Training FBWP 324 may be a continuous process based on feedback provided by branch predictor 212 via training 322, comprising values for fetch BW 406 and an indication of whether confidence 404 is to be incremented or decremented. Under initial conditions (e.g., after a cold start of the processor) when there has been no training, valid 402 for all entries will be cleared or set to “0”; confidence 404 may also be “0” or a base/floor value; and fetch BW 406 will be set to a default value equal to the maximum fetch BW. Thus, under initial conditions, predicted fetch BW 326 will be equal to the maximum fetch BW. In the previous example where the group of instructions in each fetch cycle was shown to be 5, the maximum fetch BW would be 5 and so all 5 instructions will be fetched. The entries of FBWP 324 will be updated based on presence of branch instructions in fetch groups. As long as branch instructions are not encountered to update an entry, the initial or default values will remain for that entry.

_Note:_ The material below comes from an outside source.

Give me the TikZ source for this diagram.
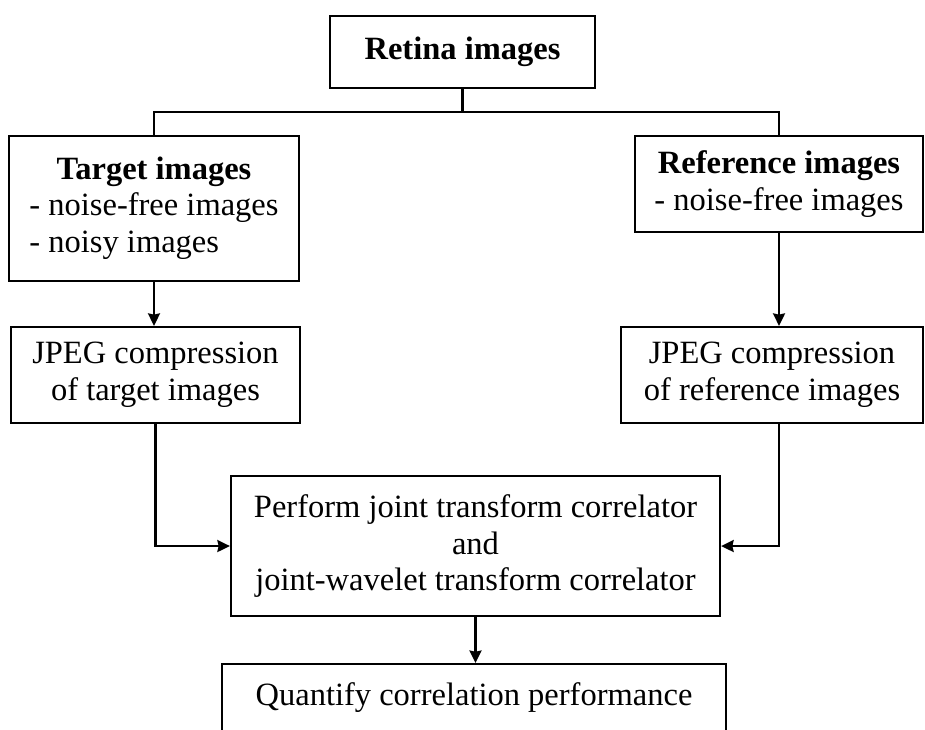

Entries of FBWP 324 will be populated based on a location of a first encountered branch instruction which is predicted to be taken. Considering, once again, the previous example (referring to FIG. 1B), if the second instruction I2 in a fetched group of 5 instructions is the first encountered branch instruction whose direction is predicted by branch predictor 212 as taken, then fetch BW 406 of a corresponding entry in FBWP 324 (e.g., the indexed entry or “first entry” corresponding to index 410 output from hash 408 based on at least a portion of bits of PC 120 (e.g., one or more low order bits) for the first instruction in the fetched group (e.g., I1) and one or more bits of BH 328 (which may also be initialized to “0”)) will be updated with “2” (to indicate that the second instruction in the group is a predicted taken branch instruction). Correspondingly, valid 402 for the first entry will be set to “1”. Confidence 404 for the first entry will be incremented.
In general, FBWP 324 is considered to be sufficiently trained when confidence 404 is incremented in this manner, beyond a predetermined threshold (e.g., 2 for a 2-bit saturating counter, for example). Once FBWP 324 is sufficiently trained, if a fetch group is encountered with the aforementioned first instruction (e.g., a fetch group with the first instruction I1 is encountered, based for example, on PC 120 indicating that the start address for the fetch group corresponds to the first instruction I1), FBWP 324 is accessed to obtain predicted fetch BW 326 from fetch BW 406 of the first entry. Predicted fetch BW 326 will be 2 in this example, which causes only 2 instructions to be fetched from instruction cache 110 in the fetch group, rather than the maximum or default number of 5 instructions. Fetching only 2, rather than 5 instructions will avoid fetching the type 1 instructions (I3, I4, and I5), thus avoiding wasteful fetching and related power wastage in exemplary aspects.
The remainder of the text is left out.